A substantial number of §1983 plaintiffs allege that their constitutional rights were violated as a result of a law enforcement officer’s perjurious grand jury or trial testimony. These claims typically assert violations of one or more of the following constitutional rights: (1) the due process right to a fair criminal trial; (2) deprivation of liberty from fabrication of evidence; and (3) the Fourth Amendment right to be free of “malicious prosecution.”

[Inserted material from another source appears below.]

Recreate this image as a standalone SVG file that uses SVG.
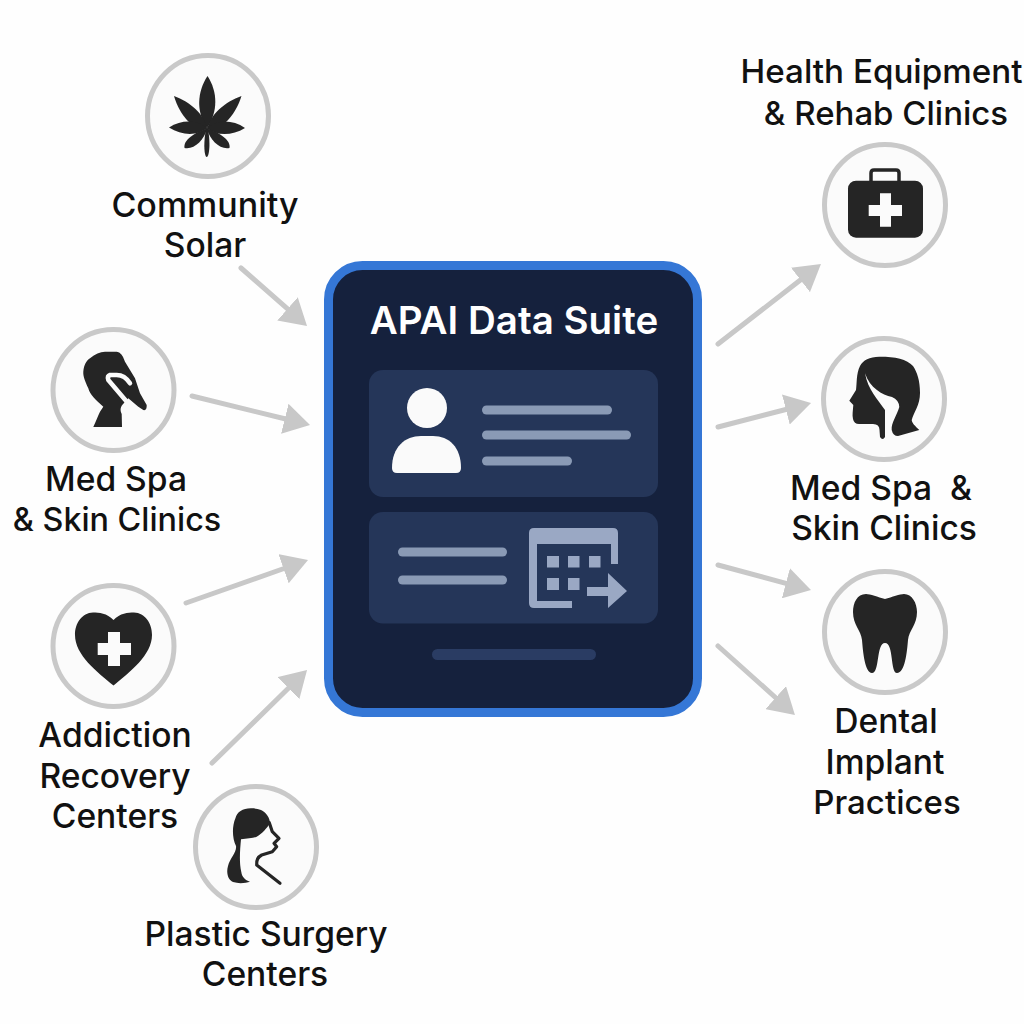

For a §1983 claim based upon a law enforcement officer’s perjurious testimony to succeed, the plaintiff will have to overcome the officer’s absolute witness immunity. The U.S. Supreme Court has granted absolute immunity to law enforcement officers who testify either at a criminal trial, Briscoe v. LaHue, 460 U.S. 325 (1983), or before a grand jury, Rehberg v. Paulk, 566 U.S. 356, 132 S. Ct. 1497 (2012). This absolute immunity applies regardless of how malevolent the officer’s wrongdoing, or how injurious it was to the arrestee, and even if it caused a wrongful conviction. The decision in Rehberg not only extended Briscoe absolute immunity for trial testimony to grand jury testimony, but also held that absolute immunity encompasses an officer’s preparation for testifying, as well as an alleged conspiracy to give perjurious testimony. The court reasoned that if absolute immunity did not encompass witness preparation and an alleged conspiracy to give false testimony, the §1983 plaintiff would be able to circumvent the immunity by claiming damages not for the officer’s testimony itself, but for his conduct in preparation for the testimony. “In the vast majority of cases involving a claim against a grand jury witness, the witness and the prosecutor … engage in preparatory activity, such as a preliminary discussion in which the witness relates the substance of his intended testimony.” Rehberg, 132 S. Ct. at 1506-07. The court refused to allow absolute witness immunity to be “so easily frustrated.” Id. at 1507 (footnote omitted). Rehberg is strong medicine indeed!